Nonprofit prefers online fund-raiser

Charity: It turns out that selling donated items over the Internet can let the recipient realize more of the proceeds.

October 17, 2003|By Stacey Hirsh | Stacey Hirsh,SUN STAFF

The Abilities Network recently hit what might be considered a grand slam in the nonprofit world: A local artist and radio personality agreed to donate nearly 150 sets of sports and rock 'n' roll memorabilia, from a life-size Beatles display to a signed Eddie Murray plaque and a baseball cap commemorating his more than 3,000 hits and 500 home runs.

The Towson-based nonprofit began to plan an elaborate live auction to turn a profit from the items. But the cost of an auction space, food and live music quickly added up to $10,000 - about what the organization hoped to raise.

The group's leaders were contemplating that grim fact recently when they hit on a better idea - skip the hall and the staff and the sound system and turn instead to eBay, which has created a page on its Web site where nonprofits can sell.

Raising money online is a concept with growing appeal. Nonprofits, politicians and others with a need to raise money on a tight budget are turning increasingly to the Web in search of ready cash.

"It will still be a fund-raiser for us without having to incur that kind of cost," said Kristin Zissel, a spokeswoman for the agency, which serves people with developmental disabilities.

Representatives of the nonprofit sector began to see how the Internet could help their causes in the wake of the Sept. 11, 2001, terrorist attacks, when significant donations were made online.

Agencies that are successful with online fund raising typically gain about 5 percent of their revenue that way, said Alejandro Amezcua, associate director for communications and outreach for the National Council of Nonprofit Associations in Washington.

By using eBay rather than a traditional auction, the Abilities Network and other nonprofits not only expand their potential profit pool. They also gain a channel that consumers feel secure punching their credit card numbers into, said Michael Bisesi, director of Center for Nonprofit and Social Enterprise Management at Seattle University.

"Quite honestly, the security of putting your credit card online, people are going to be willing to do that with eBay or Amazon or another well-known organization," Bisesi said.

He said the tough part of using the Internet to solicit donations is that, unlike with direct mail, the sender needs permission to contact the recipient in order to avoid spam issues.

But many organizations, such as public radio stations and museums, use the Internet to enhance their means of collecting pledges - rather than as a replacement for paper checks. The Internet, Bisesi said, may appeal to people who already donate to an organization by decreasing costs and increasing the efficiency of giving money. New donors or those giving huge sums probably aren't inclined to pay online, he said.

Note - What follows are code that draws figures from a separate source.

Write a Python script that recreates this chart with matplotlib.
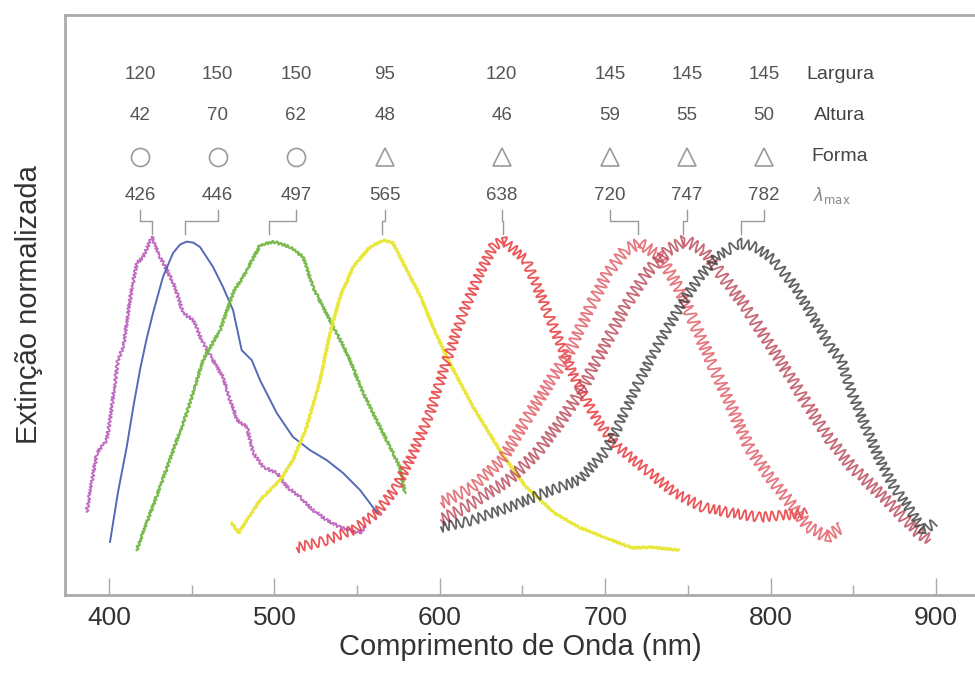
"""
Espectros de extinção normalizada (nanopartículas) - reconstrução.
"""

import numpy as np
import matplotlib.pyplot as plt

plt.rcParams['font.family'] = ['Liberation Sans', 'DejaVu Sans']

# ── Dados ────────────────────────────────────────────────────────────────────
largura = [120, 150, 150, 95, 120, 145, 145, 145]
altura = [42, 70, 62, 48, 46, 59, 55, 50]
forma = ['o', 'o', 'o', '^', '^', '^', '^', '^']
lambda_max = [426, 446, 497, 565, 638, 720, 747, 782]

# posição (nm) de cada coluna de rótulos
col_x = [418.7, 465.6, 513.0, 566.9, 637.4, 702.9, 749.5, 796.0]

# curvas: comprimento de onda (nm) e extinção normalizada
wl_426 = [386.5, 392.6, 398.6, 400.6, 405.4, 408.5, 413.9, 416.9, 420.6, 426.0,
          430.8, 435.1, 439.9, 444.7, 450.8, 456.8, 462.9, 468.9, 473.2, 477.4,
          483.4, 487.1, 493.1, 501.6, 507.6, 515.5, 523.3, 531.8, 539.7, 545.7,
          551.8, 554.8]
ext_426 = [0.233, 0.398, 0.434, 0.490, 0.658, 0.695, 0.863, 0.930, 0.947, 1.003,
           0.947, 0.910, 0.863, 0.790, 0.770, 0.706, 0.658, 0.611, 0.546, 0.490,
           0.471, 0.398, 0.359, 0.342, 0.303, 0.275, 0.238, 0.210, 0.190, 0.182,
           0.174, 0.190]

wl_446 = [400.6, 405.5, 410.7, 414.8, 418.7, 422.6, 426.6, 432.6, 438.7, 443.0,
          447.0, 451.0, 455.0, 462.9, 468.9, 475.0, 480.2, 486.3, 491.3, 501.4,
          511.2, 521.5, 531.6, 541.5, 551.8, 559.6, 562.6]
ext_446 = [0.149, 0.290, 0.415, 0.530, 0.630, 0.715, 0.790, 0.891, 0.958, 0.982,
           0.990, 0.987, 0.975, 0.919, 0.863, 0.798, 0.686, 0.658, 0.602, 0.510,
           0.443, 0.406, 0.378, 0.342, 0.294, 0.246, 0.230]

wl_497 = [416.7, 430.8, 447.0, 456.8, 467.1, 475.0, 483.3, 491.3, 499.2, 509.4,
          517.3, 523.3, 529.4, 537.7, 545.7, 553.6, 561.8, 569.9, 575.9, 579.0]
ext_497 = [0.126, 0.303, 0.510, 0.658, 0.742, 0.846, 0.910, 0.980, 0.990, 0.975,
           0.947, 0.863, 0.807, 0.734, 0.658, 0.566, 0.490, 0.415, 0.359, 0.286]

wl_565 = [474.2, 478.4, 491.3, 503.4, 511.2, 519.5, 527.6, 533.6, 539.7, 547.5,
          557.8, 565.7, 571.7, 580.0, 588.0, 596.0, 605.1, 620.1, 637.3, 652.1,
          669.3, 684.2, 699.3, 716.4, 727.1, 744.3]
ext_565 = [0.202, 0.174, 0.266, 0.322, 0.378, 0.471, 0.602, 0.734, 0.835, 0.919,
           0.975, 0.994, 0.986, 0.910, 0.840, 0.750, 0.658, 0.527, 0.398, 0.303,
           0.230, 0.190, 0.162, 0.132, 0.134, 0.126]

wl_638 = [513.5, 531.6, 547.5, 561.8, 573.9, 583.8, 594.1, 604.2, 614.0, 624.3,
          632.2, 638.2, 652.1, 663.0, 673.6, 682.2, 695.0, 707.7, 725.0, 742.2,
          759.1, 776.4, 793.6, 810.5, 822.0]
ext_638 = [0.132, 0.154, 0.182, 0.230, 0.303, 0.398, 0.510, 0.658, 0.790, 0.902,
           0.975, 0.995, 0.938, 0.818, 0.695, 0.602, 0.490, 0.415, 0.350, 0.286,
           0.246, 0.230, 0.218, 0.225, 0.230]

wl_720 = [600.7, 620.1, 637.3, 652.1, 667.2, 679.9, 690.8, 701.4, 712.0, 720.7,
          733.5, 744.3, 754.9, 765.6, 776.3, 786.9, 797.8, 810.5, 823.2, 834.1,
          842.6]
ext_720 = [0.258, 0.303, 0.378, 0.490, 0.602, 0.695, 0.807, 0.902, 0.966, 0.986,
           0.947, 0.863, 0.751, 0.639, 0.527, 0.415, 0.342, 0.266, 0.190, 0.162,
           0.190]

wl_747 = [600.7, 620.1, 641.5, 658.8, 673.6, 686.6, 699.3, 712.0, 725.0, 738.0,
          748.5, 759.4, 771.4, 785.0, 797.8, 810.5, 823.2, 836.3, 849.2, 862.0,
          874.6, 887.7, 896.2]
ext_747 = [0.210, 0.258, 0.322, 0.398, 0.490, 0.583, 0.695, 0.807, 0.902, 0.966,
           0.994, 0.966, 0.891, 0.807, 0.714, 0.622, 0.527, 0.434, 0.359, 0.303,
           0.246, 0.182, 0.154]

wl_782 = [600.7, 620.1, 641.5, 663.0, 684.2, 699.3, 707.7, 720.7, 733.5, 746.5,
          757.1, 767.6, 780.7, 791.2, 802.1, 814.8, 825.6, 836.3, 842.6, 849.2,
          857.6, 866.1, 874.6, 883.4, 892.0, 899.4]
ext_782 = [0.190, 0.210, 0.246, 0.286, 0.322, 0.398, 0.471, 0.602, 0.714, 0.818,
           0.891, 0.947, 0.986, 0.975, 0.938, 0.863, 0.779, 0.695, 0.658, 0.566,
           0.471, 0.378, 0.303, 0.246, 0.182, 0.202]

# ── Figura ───────────────────────────────────────────────────────────────────
fig = plt.figure(figsize=(9.75, 6.77), dpi=100)
ax = fig.add_axes([0.0667, 0.121, 0.9333, 0.857])

# (x, y, cor, espessura, alpha, ondulação do traço)
courbes = [
    (wl_426, ext_426, '#b552b8', 1.3, 0.85, (1.5, 4, 2)),
    (wl_446, ext_446, '#4a62b3', 1.4, 0.95, None),
    (wl_497, ext_497, '#72b844', 1.6, 0.95, (1.2, 4, 2)),
    (wl_565, ext_565, '#e8e62e', 2.0, 0.95, (0.8, 4, 2)),
    (wl_638, ext_638, '#e8383c', 1.3, 0.85, (5, 7, 0.6)),
    (wl_720, ext_720, '#e2606a', 1.3, 0.85, (6, 7, 0.6)),
    (wl_747, ext_747, '#b84555', 1.3, 0.80, (6, 7, 0.6)),
    (wl_782, ext_782, '#3c3c3c', 1.3, 0.80, (5, 7, 0.6)),
]
for wl, ext, cor, lw, alpha, sketch in courbes:
    linha, = ax.plot(wl, ext, color=cor, lw=lw, alpha=alpha)
    if sketch is not None:
        linha.set_sketch_params(*sketch)

# rótulos de cada partícula
y_larg, y_alt, y_forma, y_lmax = 1.457, 1.342, 1.227, 1.120
txt = dict(ha='center', va='center', fontsize=13.5, color='#555555',
           family=['Liberation Sans Narrow', 'Liberation Sans'])
for x, l, a, f, lm in zip(col_x, largura, altura, forma, lambda_max):
    ax.text(x, y_larg, str(l), **txt)
    ax.text(x, y_alt, str(a), **txt)
    ax.plot(x, y_forma, marker=f, ms=13, mfc='none', mec='#9a9a9a', mew=1.2,
            clip_on=False)
    ax.text(x, y_lmax, str(lm), **txt)
    # linha de ligação até o pico
    ax.plot([x, x, lm, lm], [1.078, 1.048, 1.048, 1.012], color='#9a9a9a',
            lw=1.0)

x_rot = 842
rot = dict(ha='center', va='center', fontsize=14, color='#444444',
           family=['Liberation Sans Narrow', 'Liberation Sans'])
ax.text(x_rot, y_larg, 'Largura', **rot)
ax.text(x_rot, y_alt, 'Altura', **rot)
ax.text(x_rot, y_forma, 'Forma', **rot)
ax.text(x_rot - 5, y_lmax, r'$\lambda_{\mathrm{max}}$', ha='center',
        va='center', fontsize=12, color='#888888')

ax.set_xlim(373.4, 923.6)
ax.set_ylim(0, 1.625)
ax.set_xticks([400, 500, 600, 700, 800, 900])
ax.set_xticks([450, 550, 650, 750, 850], minor=True)
ax.set_yticks([])
ax.tick_params(axis='x', which='major', direction='in', length=12, width=1,
               color='#aaaaaa', labelsize=19, labelcolor='#333333', pad=8)
ax.tick_params(axis='x', which='minor', direction='in', length=7, width=1,
               color='#aaaaaa')
for lado in ['left', 'bottom', 'top']:
    ax.spines[lado].set_color('#aaaaaa')
    ax.spines[lado].set_linewidth(2)
ax.spines['right'].set_visible(False)

ax.set_xlabel('Comprimento de Onda (nm)', fontsize=21, color='#333333',
              labelpad=2)
ax.set_ylabel('Extinção normalizada', fontsize=21, color='#333333',
              labelpad=16)

plt.savefig('out.png', dpi=100)
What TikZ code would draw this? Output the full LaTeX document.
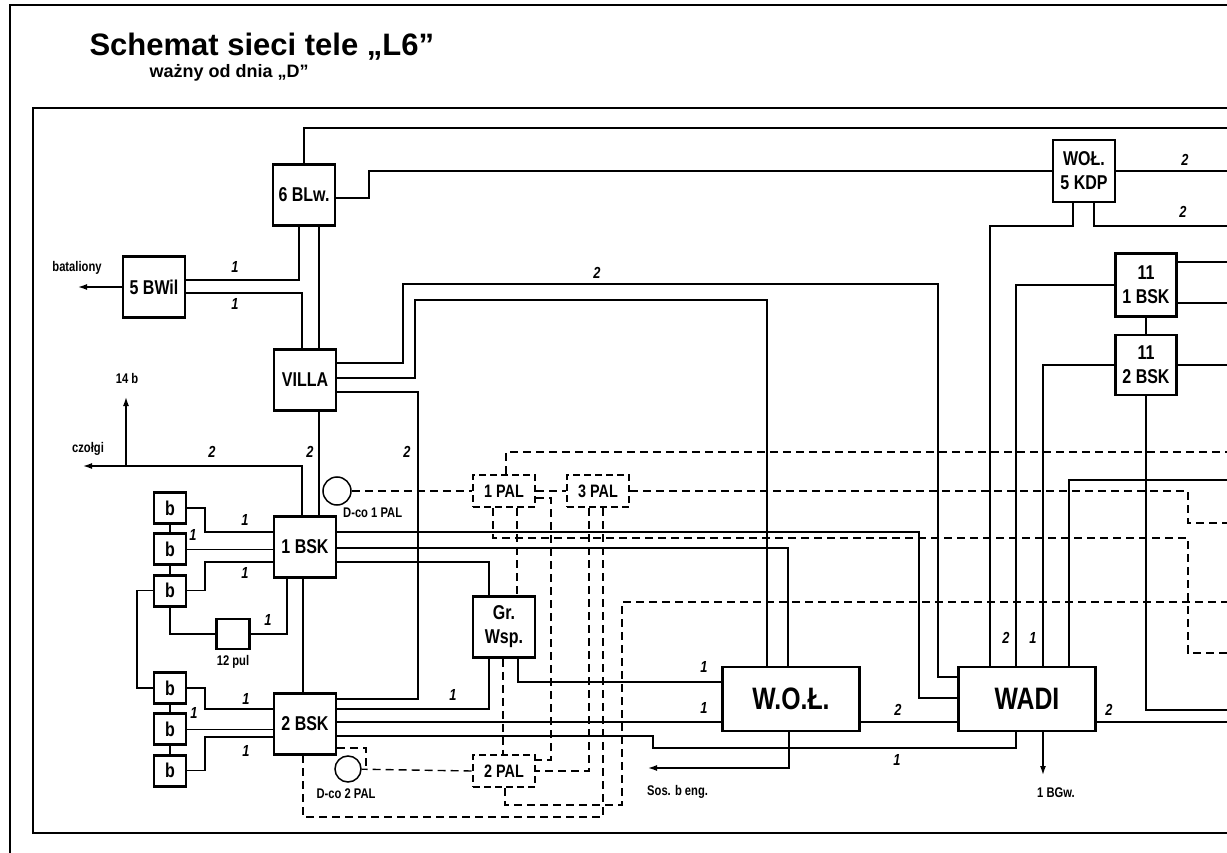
\documentclass[tikz,border=0pt]{standalone}
\usepackage{fontspec}
\setmainfont{Liberation Sans}
\newfontfamily\condfont[FakeStretch=0.8]{Liberation Sans}
\usetikzlibrary{positioning, arrows.meta}

\begin{document}
\begin{tikzpicture}[
    % one unit is one pixel of the sheet, y runs downwards
    x=1pt, y=-1pt,
    node distance=7.5pt,
    % framed units of the network
    box/.style={
        rectangle,
        draw,
        line width=2.8pt,
        inner sep=0pt,
        minimum width=62pt,
        minimum height=61pt,
        align=center,
        font=\condfont\bfseries\fontsize{20}{24}\selectfont
    },
    smallbox/.style={box, minimum width=32pt, minimum height=31pt},
    bigbox/.style={box, minimum width=137pt, minimum height=64pt,
        font=\condfont\bfseries\fontsize{31}{32}\selectfont},
    % dashed boxes for the PAL posts
    palbox/.style={box, dash pattern=on 7pt off 4pt, minimum height=32pt,
        font=\condfont\bfseries\fontsize{18}{18}\selectfont},
    post/.style={circle, draw, line width=1.5pt, minimum size=28pt, inner sep=0pt},
    % lines
    wire/.style={line width=1.4pt},
    dwire/.style={line width=1.4pt, dash pattern=on 8pt off 5pt},
    arrow/.style={wire, -{Latex[length=9pt, width=6pt]}},
    num/.style={font=\condfont\bfseries\itshape\fontsize{16}{16}\selectfont, inner sep=1pt},
    note/.style={font=\condfont\bfseries\fontsize{14}{14}\selectfont, inner sep=1pt}
]
\useasboundingbox (0,0) rectangle (1227,853);

% ==============================
% Frames and title
% ==============================
\draw[line width=2pt] (10,853) -- (10,5) -- (1227,5);
\draw[line width=2pt] (1227,108) -- (33,108) -- (33,833) -- (1227,833);

\node[anchor=base west, font=\bfseries\fontsize{31}{33}\selectfont] (title) at (86,56)
    {Schemat sieci tele „L6”};
\node[anchor=base west, font=\bfseries\fontsize{18}{20}\selectfont] (subtitle) at (146,78)
    {ważny od dnia „D”};

% ==============================
% Left column
% ==============================
\node[box] (blw) at (304,195) {6 BLw.};
\node[box] (bwil) at (154,287) {5 BWil};
\node[box] (villa) at (305,380) {VILLA};
\node[box] (bsk1) at (305,547) {1 BSK};
\node[box] (bsk2) at (305,724) {2 BSK};

\node[smallbox] (b1) at (170,508) {b};
\node[smallbox, below=of b1] (b2) {b};
\node[smallbox, below=of b2] (b3) {b};
\node[smallbox] (b4) at (170,688) {b};
\node[smallbox, below=of b4] (b5) {b};
\node[smallbox, below=of b5] (b6) {b};

\node[box, minimum width=33pt, minimum height=30pt] (pul) at (233,634) {};
\node[note, below=4pt of pul] (pul-l) {12 pul};

% ==============================
% Middle
% ==============================
\node[box] (grwsp) at (504,627) {Gr.\\Wsp.};
\node[palbox] (pal1) at (504,491) {1 PAL};
\node[palbox] (pal3) at (598,491) {3 PAL};
\node[palbox] (pal2) at (504,771) {2 PAL};

\node[post] (dco1) at (337,491) {};
\node[post, minimum size=26pt] (dco2) at (348,769) {};
\node[note, anchor=west] (dco1-l) at (342,513) {D-co 1 PAL};
\node[note] (dco2-l) at (346,794) {D-co 2 PAL};

\node[bigbox] (wol) at (791,699) {W.O.Ł.};
\node[bigbox] (wadi) at (1027,699) {WADI};

% ==============================
% Right column
% ==============================
\node[box, minimum height=62pt] (kdp) at (1084,171) {WOŁ.\\5 KDP};
\node[box, minimum width=61pt, minimum height=63pt] (bsk11a) at (1146,285) {11\\1 BSK};
\node[box, minimum width=61pt, minimum height=60pt] (bsk11b) at (1146,365) {11\\2 BSK};

% ==============================
% Free ends
% ==============================
\coordinate (redge) at (1227,0);
\coordinate (bat) at (78,287);
\coordinate (tanks) at (83,466);
\coordinate (fork) at (126,466);
\coordinate (b14) at (126,397);
\coordinate (sos) at (648,768);
\coordinate (bgw) at (1043,775);

\node[note] (bat-l) at (77,268) {bataliony};
\node[note] (b14-l) at (127,378) {14 b};
\node[note] (tanks-l) at (88,449) {czołgi};
\node[note, anchor=west] (sos-l) at (646,792) {Sos. b eng.};
\node[note, anchor=west] (bgw-l) at (1036,793) {1 BGw.};

% ==============================
% Solid lines
% ==============================
\draw[wire] (blw.north) |- (redge |- 0,128);
\draw[wire] (blw.east |- 0,198) -| (369,171) -- (kdp.west);
\draw[arrow] (bwil.west) -- (bat);
\draw[wire] (bwil.east |- 0,280) -| ([xshift=-5pt]blw.south);
\draw[wire] (bwil.east |- 0,293) -| ([xshift=-3pt]villa.north);
\draw[wire] ([xshift=15pt]blw.south) -- ([xshift=14pt]villa.north);

\draw[wire] (villa.east |- 0,363) -| (403,284) -| (938,677) -- (wadi.west |- 0,677);
\draw[wire] (villa.east |- 0,378) -| (415,300) -| ([xshift=-24pt]wol.north);
\draw[wire] (villa.east |- 0,392) -| (418,699) -- (bsk2.east |- 0,699);
\draw[wire] ([xshift=14pt]villa.south) -- ([xshift=14pt]bsk1.north);

\draw[arrow] ([xshift=-3pt]bsk1.north) |- (tanks);
\draw[arrow] (fork) -- (b14);
\draw[wire] (b1.east) -| (205,532) -- (bsk1.west |- 0,532);
\draw[wire] (b2.east) -- (b2.east -| bsk1.west);
\draw[wire] (b3.east) -| (205,562) -- (bsk1.west |- 0,562);
\draw[wire] (b1) -- (b2) (b2) -- (b3);
\draw[wire] (b3.south) |- (pul.west);
\draw[wire] (pul.east) -| ([xshift=-18pt]bsk1.south);
\draw[wire] (b3.west) -| (137,688) -- (b4.west);
\draw[wire] ([xshift=-2pt]bsk1.south) -- ([xshift=-2pt]bsk2.north);
\draw[wire] (bsk1.east |- 0,532) -| (919,698) -- (wadi.west |- 0,698);
\draw[wire] (bsk1.east |- 0,548) -| ([xshift=-3pt]wol.north);
\draw[wire] (bsk1.east |- 0,562) -| ([xshift=-15pt]grwsp.north);

\draw[wire] (b4.east) -| (205,709) -- (bsk2.west |- 0,709);
\draw[wire] (b5.east) -- (b5.east -| bsk2.west);
\draw[wire] (b6.east) -| (205,737) -- (bsk2.west |- 0,737);
\draw[wire] (b4) -- (b5) (b5) -- (b6);
\draw[wire] ([xshift=-15pt]grwsp.south) |- (bsk2.east |- 0,709);
\draw[wire] ([xshift=14pt]grwsp.south) |- (wol.west |- 0,682);
\draw[wire] (bsk2.east |- 0,722) -- (wol.west |- 0,722);
\draw[wire] (bsk2.east |- 0,736) -| (653,748) -| ([xshift=-11pt]wadi.south);
\draw[wire] (wol.east |- 0,722) -- (wadi.west |- 0,722);
\draw[arrow] ([xshift=-2pt]wol.south) |- (sos);
\draw[arrow] ([xshift=16pt]wadi.south) -- (bgw);
\draw[wire] (wadi.east |- 0,722) -- (redge |- 0,722);

\draw[wire] (kdp.east) -- (redge |- kdp.east);
\draw[wire] ([xshift=-11pt]kdp.south) |- (990,226) -- ([xshift=-37pt]wadi.north);
\draw[wire] ([xshift=10pt]kdp.south) |- (redge |- 0,226);
\draw[wire] (bsk11a.west) -| ([xshift=-11pt]wadi.north);
\draw[wire] (bsk11a.east |- 0,262) -- (redge |- 0,262);
\draw[wire] (bsk11a.east |- 0,303) -- (redge |- 0,303);
\draw[wire] (bsk11a) -- (bsk11b);
\draw[wire] (bsk11b.west) -| ([xshift=16pt]wadi.north);
\draw[wire] (bsk11b.east) -- (redge |- bsk11b.east);
\draw[wire] (bsk11b.south) |- (redge |- 0,710);
\draw[wire] ([xshift=42pt]wadi.north) |- (redge |- 0,480);

% ==============================
% Dashed lines
% ==============================
\draw[dwire] (dco1) -- (pal1);
\draw[dwire] (pal1) -- (pal3);
\draw[dwire] (pal1.east |- 0,498) -| (551,760) -- (pal2.east |- 0,760);
\draw[dwire] (pal3.east) -| (1188,523) -- (redge |- 0,523);
\draw[dwire] ([xshift=2pt]pal1.north) |- (redge |- 0,452);
\draw[dwire] ([xshift=-11pt]pal1.south) |- (1188,538) |- (redge |- 0,653);
\draw[dwire] ([xshift=13pt]pal1.south) -- ([xshift=13pt]grwsp.north);
\draw[dwire] ([xshift=-9pt]pal3.south) |- (pal2.east |- 0,771);
\draw[dwire] ([xshift=5pt]pal3.south) |- (303,817) -- ([xshift=-2pt]bsk2.south);
\draw[dwire] ([xshift=-1pt]grwsp.south) -- ([xshift=-1pt]pal2.north);
\draw[dwire] (pal2.west) -- (dco2);
\draw[dwire] (bsk2.east |- 0,748) -| (366,769);
\draw[dwire] ([xshift=1pt]pal2.south) |- (622,805) |- (redge |- 0,602);

% ==============================
% Line counts
% ==============================
\node[num] (n1) at (235,267) {1};
\node[num] (n2) at (235,304) {1};
\node[num] (n3) at (597,273) {2};
\node[num] (n4) at (212,452) {2};
\node[num] (n5) at (310,452) {2};
\node[num] (n6) at (407,452) {2};
\node[num] (n7) at (245,520) {1};
\node[num] (n8) at (193,535) {1};
\node[num] (n9) at (245,573) {1};
\node[num] (n10) at (268,620) {1};
\node[num] (n11) at (246,699) {1};
\node[num] (n12) at (194,713) {1};
\node[num] (n13) at (246,751) {1};
\node[num] (n14) at (453,695) {1};
\node[num] (n15) at (704,667) {1};
\node[num] (n16) at (704,708) {1};
\node[num] (n17) at (898,710) {2};
\node[num] (n18) at (897,760) {1};
\node[num] (n19) at (1006,638) {2};
\node[num] (n20) at (1033,638) {1};
\node[num] (n21) at (1109,710) {2};
\node[num] (n22) at (1185,160) {2};
\node[num] (n23) at (1183,212) {2};

\end{tikzpicture}
\end{document}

The Abilities Network is hoping the Internet will expand its list of potential buyers from Maryland residents to shoppers around the globe. "Some of these items are so potentially international," said executive director Lee Ann Kingham.

An organization that works with children and adults who have developmental disabilities, the Abilities Network spent $5.8 million on its services last year. Those services include helping adults with developmental disabilities to find jobs and manage their households, training staffs at day care centers to accommodate special needs children and offering support services to families of children with disabilities.

The organization came upon the collectibles for its auction when Bob Hieronimus, a local artist and radio personality with connections to the music industry, sat in on a meeting last year and decided he wanted to help the cause.

"I was so surprised that they help so many in so many different ways," Hieronimus said.

Hieronimus, whose brother-in-law sits on the Abilities Network's board of directors, donated sports and rock 'n' roll memorabilia from his collection.

Now, Web-surfers can bid on 142 pieces or groups of memorabilia through either Oct. 20th or Oct. 24, depending on the item, by simply typing "Abilities Network" into eBay's search option or going onto the Abilities Network Web site (www.abilitiesnetwork.org) and clicking on the agency's "RockAbilities auction."

Among the items Hieronimus has donated are a black and white guitar autographed by Ozzy Osbourne, a Rolling Stones 1981 tour program signed by Mick Jagger and Keith Richards and a Ryder Cup pin flag signed by Tiger Woods.

Some of Hieronimus' collection came from old friends in the music business. Other items he bought before their worth increased. The Tiger Woods autograph, for instance, Hieronimus estimates is now worth a few thousand dollars.

"It's like playing the stock market in a way," Hieronimus said.

"I bought low on Tiger Woods because there was a time when Tiger Woods' autograph was a measly $60."